Enhanced Trading Orchestrator - Advanced Multi-Modal Decision Making
This enhanced orchestrator implements:
1. Multi-timeframe CNN predictions with individual confidence scores
2. Advanced RL feedback loop for continuous learning
3. Multi-symbol (ETH, BTC) coordinated decision making
4. Perfect move marking for CNN backpropagation training
5. Market environment adaptation through RL evaluation
"""
import asyncio
import logging
import time
import numpy as np
import pandas as pd
from datetime import datetime, timedelta
from typing import Dict, List, Optional, Tuple, Any, Union
from dataclasses import dataclass, field
from collections import deque
import torch
from .config import get_config
from .data_provider import DataProvider
from models import get_model_registry, ModelInterface, CNNModelInterface, RLAgentInterface
logger = logging.getLogger(__name__)
@dataclass
class TimeframePrediction:
"""CNN prediction for a specific timeframe with confidence"""
timeframe: str
action: str # 'BUY', 'SELL', 'HOLD'
confidence: float # 0.0 to 1.0
probabilities: Dict[str, float] # Action probabilities
timestamp: datetime
market_features: Dict[str, float] = field(default_factory=dict) # Additional context
@dataclass
class EnhancedPrediction:
"""Enhanced prediction structure with timeframe breakdown"""
symbol: str
timeframe_predictions: List[TimeframePrediction]
overall_action: str
overall_confidence: float
model_name: str
timestamp: datetime
metadata: Dict[str, Any] = field(default_factory=dict)
@dataclass
class TradingAction:
"""Represents a trading action with full context"""
symbol: str
action: str # 'BUY', 'SELL', 'HOLD'
quantity: float
confidence: float
price: float
timestamp: datetime
reasoning: Dict[str, Any]
timeframe_analysis: List[TimeframePrediction]
@dataclass
class MarketState:
"""Complete market state for RL evaluation"""
symbol: str
timestamp: datetime
prices: Dict[str, float] # {timeframe: current_price}
features: Dict[str, np.ndarray] # {timeframe: feature_matrix}
volatility: float
volume: float
trend_strength: float
market_regime: str # 'trending', 'ranging', 'volatile'
@dataclass
class PerfectMove:
"""Marked perfect move for CNN training"""
symbol: str
timeframe: str
timestamp: datetime
optimal_action: str
actual_outcome: float # Price change percentage
market_state_before: MarketState
market_state_after: MarketState
confidence_should_have_been: float
class EnhancedTradingOrchestrator:
"""
Enhanced orchestrator with sophisticated multi-modal decision making
"""
def __init__(self, data_provider: DataProvider = None):
"""Initialize the enhanced orchestrator"""

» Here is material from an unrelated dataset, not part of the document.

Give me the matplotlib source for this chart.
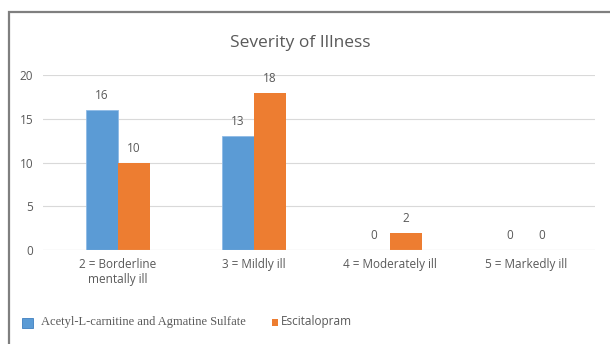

self.config = get_config()
self.data_provider = data_provider or DataProvider()
self.model_registry = get_model_registry()
# Multi-symbol configuration
self.symbols = self.config.symbols
self.timeframes = self.config.timeframes
# Configuration
self.confidence_threshold = self.config.orchestrator.get('confidence_threshold', 0.6)

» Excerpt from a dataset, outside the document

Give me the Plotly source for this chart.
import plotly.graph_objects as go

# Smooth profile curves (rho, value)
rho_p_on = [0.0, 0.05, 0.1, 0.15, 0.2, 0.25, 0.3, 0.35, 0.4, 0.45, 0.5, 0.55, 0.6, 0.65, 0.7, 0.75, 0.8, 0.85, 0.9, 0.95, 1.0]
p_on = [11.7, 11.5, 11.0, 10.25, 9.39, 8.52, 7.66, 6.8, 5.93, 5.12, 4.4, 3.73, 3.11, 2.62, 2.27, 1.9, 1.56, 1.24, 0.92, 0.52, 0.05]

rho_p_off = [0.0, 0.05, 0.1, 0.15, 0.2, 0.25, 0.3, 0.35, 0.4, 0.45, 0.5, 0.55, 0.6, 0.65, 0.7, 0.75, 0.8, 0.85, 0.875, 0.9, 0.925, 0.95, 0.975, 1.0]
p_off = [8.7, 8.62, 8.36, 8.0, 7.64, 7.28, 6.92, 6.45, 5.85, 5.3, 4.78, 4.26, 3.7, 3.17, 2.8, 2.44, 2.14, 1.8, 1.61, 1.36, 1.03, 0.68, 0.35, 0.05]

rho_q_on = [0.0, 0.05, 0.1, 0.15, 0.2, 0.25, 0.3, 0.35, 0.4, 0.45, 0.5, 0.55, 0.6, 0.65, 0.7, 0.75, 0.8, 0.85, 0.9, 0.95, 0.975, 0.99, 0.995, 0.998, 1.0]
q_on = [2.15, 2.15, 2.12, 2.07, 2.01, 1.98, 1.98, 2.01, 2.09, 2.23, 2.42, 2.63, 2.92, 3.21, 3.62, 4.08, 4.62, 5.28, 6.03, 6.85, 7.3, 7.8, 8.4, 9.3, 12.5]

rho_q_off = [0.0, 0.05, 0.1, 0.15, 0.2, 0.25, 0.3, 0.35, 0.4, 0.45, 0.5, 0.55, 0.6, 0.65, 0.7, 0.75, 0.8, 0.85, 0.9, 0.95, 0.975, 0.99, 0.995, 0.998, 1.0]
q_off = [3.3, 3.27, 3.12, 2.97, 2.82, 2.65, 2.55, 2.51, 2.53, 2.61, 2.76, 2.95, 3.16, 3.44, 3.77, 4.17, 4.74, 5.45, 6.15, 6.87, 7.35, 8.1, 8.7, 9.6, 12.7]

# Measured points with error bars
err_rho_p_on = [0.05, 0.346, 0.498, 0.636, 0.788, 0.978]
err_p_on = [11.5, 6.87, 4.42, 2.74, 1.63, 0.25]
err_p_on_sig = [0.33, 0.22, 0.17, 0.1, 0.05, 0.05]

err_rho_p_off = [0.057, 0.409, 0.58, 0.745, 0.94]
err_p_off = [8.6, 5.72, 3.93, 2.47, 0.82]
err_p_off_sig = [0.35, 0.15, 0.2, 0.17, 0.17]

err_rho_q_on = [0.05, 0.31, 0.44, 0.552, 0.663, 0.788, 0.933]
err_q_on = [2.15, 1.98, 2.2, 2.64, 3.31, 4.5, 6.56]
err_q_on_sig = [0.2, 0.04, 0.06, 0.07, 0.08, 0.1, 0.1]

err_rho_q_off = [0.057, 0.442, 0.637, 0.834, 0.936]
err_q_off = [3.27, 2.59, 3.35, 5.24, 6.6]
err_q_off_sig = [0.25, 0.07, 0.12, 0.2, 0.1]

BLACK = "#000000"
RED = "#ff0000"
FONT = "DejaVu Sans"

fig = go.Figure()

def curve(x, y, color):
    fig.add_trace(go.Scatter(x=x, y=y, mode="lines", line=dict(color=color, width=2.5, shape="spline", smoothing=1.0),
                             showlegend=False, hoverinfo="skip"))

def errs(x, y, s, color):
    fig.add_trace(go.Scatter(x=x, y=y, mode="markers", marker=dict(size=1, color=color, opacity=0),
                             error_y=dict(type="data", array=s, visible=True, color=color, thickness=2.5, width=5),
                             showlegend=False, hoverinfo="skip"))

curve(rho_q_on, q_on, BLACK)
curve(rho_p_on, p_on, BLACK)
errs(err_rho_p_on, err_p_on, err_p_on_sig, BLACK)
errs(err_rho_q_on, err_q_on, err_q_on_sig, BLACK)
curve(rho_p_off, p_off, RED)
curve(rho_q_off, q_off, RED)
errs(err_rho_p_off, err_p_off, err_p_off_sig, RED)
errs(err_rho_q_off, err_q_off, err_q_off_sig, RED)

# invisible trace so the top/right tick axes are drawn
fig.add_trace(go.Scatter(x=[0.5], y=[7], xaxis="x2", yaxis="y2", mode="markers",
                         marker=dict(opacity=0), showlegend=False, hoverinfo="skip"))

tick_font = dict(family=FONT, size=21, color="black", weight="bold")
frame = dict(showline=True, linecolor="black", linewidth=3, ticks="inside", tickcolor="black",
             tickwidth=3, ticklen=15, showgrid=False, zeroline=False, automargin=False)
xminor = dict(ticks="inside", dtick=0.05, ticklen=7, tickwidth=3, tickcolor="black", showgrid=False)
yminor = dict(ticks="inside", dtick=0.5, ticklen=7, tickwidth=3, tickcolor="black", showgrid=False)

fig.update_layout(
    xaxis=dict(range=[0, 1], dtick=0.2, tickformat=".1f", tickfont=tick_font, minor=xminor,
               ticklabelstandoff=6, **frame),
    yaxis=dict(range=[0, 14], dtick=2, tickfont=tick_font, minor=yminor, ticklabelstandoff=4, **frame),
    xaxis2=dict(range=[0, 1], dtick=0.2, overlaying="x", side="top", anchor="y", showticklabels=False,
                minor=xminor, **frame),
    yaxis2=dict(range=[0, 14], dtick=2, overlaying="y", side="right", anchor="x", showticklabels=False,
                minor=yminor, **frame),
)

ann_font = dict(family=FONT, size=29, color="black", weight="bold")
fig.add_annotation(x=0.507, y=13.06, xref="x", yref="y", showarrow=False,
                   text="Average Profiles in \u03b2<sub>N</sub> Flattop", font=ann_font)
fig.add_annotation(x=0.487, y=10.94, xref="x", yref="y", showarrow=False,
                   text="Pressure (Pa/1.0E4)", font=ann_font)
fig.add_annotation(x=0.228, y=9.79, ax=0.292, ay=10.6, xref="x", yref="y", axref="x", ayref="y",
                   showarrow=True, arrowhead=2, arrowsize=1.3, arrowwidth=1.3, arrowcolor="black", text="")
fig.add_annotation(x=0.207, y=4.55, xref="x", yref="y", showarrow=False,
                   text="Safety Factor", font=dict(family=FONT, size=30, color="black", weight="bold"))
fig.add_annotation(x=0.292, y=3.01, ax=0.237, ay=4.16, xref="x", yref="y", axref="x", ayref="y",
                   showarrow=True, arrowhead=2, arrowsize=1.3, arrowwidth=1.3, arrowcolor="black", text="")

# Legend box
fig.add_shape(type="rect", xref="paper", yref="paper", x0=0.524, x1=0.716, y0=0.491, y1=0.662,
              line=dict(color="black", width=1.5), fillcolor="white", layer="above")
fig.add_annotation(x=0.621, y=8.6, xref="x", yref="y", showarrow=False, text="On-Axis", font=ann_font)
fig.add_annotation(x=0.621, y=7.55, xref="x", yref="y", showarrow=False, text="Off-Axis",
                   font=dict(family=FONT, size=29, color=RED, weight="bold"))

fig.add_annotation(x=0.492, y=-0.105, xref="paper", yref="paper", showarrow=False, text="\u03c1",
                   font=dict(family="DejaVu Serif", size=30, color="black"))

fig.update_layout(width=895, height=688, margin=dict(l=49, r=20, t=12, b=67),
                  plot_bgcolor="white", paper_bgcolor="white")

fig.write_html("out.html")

self.decision_frequency = self.config.orchestrator.get('decision_frequency', 30)
# Enhanced weighting system
self.timeframe_weights = self._initialize_timeframe_weights()
self.symbol_correlation_matrix = self._initialize_correlation_matrix()

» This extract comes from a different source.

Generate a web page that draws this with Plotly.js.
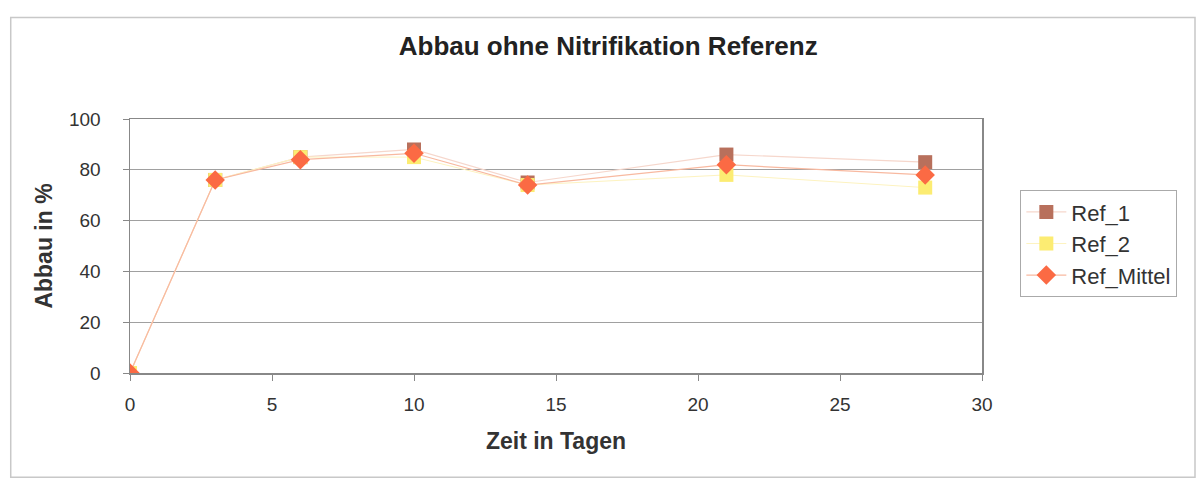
<!DOCTYPE html>
<html><head><meta charset="utf-8">
<script src="https://cdn.plot.ly/plotly-3.0.1.min.js"></script>
<style>body{margin:0;background:#fff}#c{width:1202px;height:481px}</style>
</head><body><div id="c"></div>
<script>
const days = [0, 3, 6, 10, 14, 21, 28];
const ref1 = [0, 76, 85, 88, 75, 86, 83];
const ref2 = [0, 76, 85, 85, 74, 78, 73];
const refMittel = [0, 76, 84, 86.5, 74, 82, 78];

const traces = [
  {x: days, y: ref1, name: 'Ref_1', mode: 'lines+markers',
   line: {color: '#f6d7cc', width: 1.2},
   marker: {symbol: 'square', size: 14, color: '#b8705c'}},
  {x: days, y: ref2, name: 'Ref_2', mode: 'lines+markers',
   line: {color: '#fdf3c0', width: 1},
   marker: {symbol: 'square', size: 14, color: '#fcec72'}},
  {x: days, y: refMittel, name: 'Ref_Mittel', mode: 'lines+markers',
   line: {color: '#f8b9a0', width: 1.2},
   marker: {symbol: 'diamond', size: 15, color: '#fb6a44'}}
];

const layout = {
  width: 1202, height: 481,
  margin: {l: 130, r: 220, t: 119, b: 108},
  paper_bgcolor: '#fff', plot_bgcolor: '#fff',
  font: {family: 'Liberation Sans, Arial, sans-serif', color: '#333', size: 19},
  title: {text: '<b>Abbau ohne Nitrifikation Referenz</b>', x: 0.506, xanchor: 'center', y: 0.905, yanchor: 'middle',
          font: {size: 26, color: '#222'}},
  xaxis: {range: [0, 30], dtick: 5, tick0: 0, showgrid: false, zeroline: false,
          showline: true, linecolor: '#888', linewidth: 1.5, mirror: true,
          ticks: 'outside', ticklen: 6, tickcolor: '#888', ticklabelstandoff: 8,
          title: {text: '<b>Zeit in Tagen</b>', font: {size: 23, color: '#333'}, standoff: 18}},
  yaxis: {range: [0, 100], dtick: 20, showgrid: true, gridcolor: '#a0a0a0', gridwidth: 1, zeroline: false,
          showline: true, linecolor: '#888', linewidth: 1.5, mirror: true,
          ticks: 'outside', ticklen: 6, tickcolor: '#888', ticklabelstandoff: 18,
          title: {text: '<b>Abbau in %</b>', font: {size: 23, color: '#333'}, standoff: 10}},
  legend: {x: 1.045, y: 0.72, xanchor: 'left', yanchor: 'top',
           bordercolor: '#aaa', borderwidth: 1, bgcolor: '#fff',
           font: {size: 22, color: '#333'}, tracegroupgap: 2, itemwidth: 40},
  showlegend: true,
  shapes: [{type: 'rect', xref: 'paper', yref: 'paper', x0: -0.14, x1: 1.25, y0: -0.41, y1: 1.40,
            line: {color: '#c8c8c8', width: 1.5}}]
};
Plotly.newPlot('c', traces, layout, {staticPlot: true});
</script></body></html>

# State tracking for each symbol
self.symbol_states = {symbol: {} for symbol in self.symbols}
self.recent_actions = {symbol: deque(maxlen=100) for symbol in self.symbols}
self.market_states = {symbol: deque(maxlen=1000) for symbol in self.symbols}
# Perfect move tracking for CNN training
self.perfect_moves = deque(maxlen=10000)
self.performance_tracker = {}
# RL feedback system
self.rl_evaluation_queue = deque(maxlen=1000)
self.environment_adaptation_rate = 0.01
# Decision callbacks
self.decision_callbacks = []
self.learning_callbacks = []
logger.info("Enhanced TradingOrchestrator initialized")
logger.info(f"Symbols: {self.symbols}")
logger.info(f"Timeframes: {self.timeframes}")
logger.info(f"Enhanced confidence threshold: {self.confidence_threshold}")
def _initialize_timeframe_weights(self) -> Dict[str, float]:
"""Initialize weights for different timeframes"""
# Higher timeframes get more weight for trend direction
# Lower timeframes get more weight for entry/exit timing
base_weights = {
'1m': 0.05, # Noise filtering
'5m': 0.10, # Short-term momentum
'15m': 0.15, # Entry/exit timing
'1h': 0.25, # Medium-term trend
'4h': 0.25, # Stronger trend confirmation
'1d': 0.20 # Long-term direction
}
# Normalize weights for configured timeframes
configured_weights = {tf: base_weights.get(tf, 0.1) for tf in self.timeframes}
total = sum(configured_weights.values())
return {tf: w/total for tf, w in configured_weights.items()}
def _initialize_correlation_matrix(self) -> Dict[Tuple[str, str], float]:
"""Initialize correlation matrix between symbols"""
correlations = {}
for i, symbol1 in enumerate(self.symbols):
for j, symbol2 in enumerate(self.symbols):
if i != j:
# ETH and BTC are typically highly correlated
if 'ETH' in symbol1 and 'BTC' in symbol2:
correlations[(symbol1, symbol2)] = 0.85
elif 'BTC' in symbol1 and 'ETH' in symbol2:
correlations[(symbol1, symbol2)] = 0.85
else:
correlations[(symbol1, symbol2)] = 0.7 # Default correlation
return correlations
async def make_coordinated_decisions(self) -> Dict[str, Optional[TradingAction]]:
"""
Make coordinated trading decisions across all symbols
"""
decisions = {}
try:
# Get market states for all symbols
market_states = await self._get_all_market_states()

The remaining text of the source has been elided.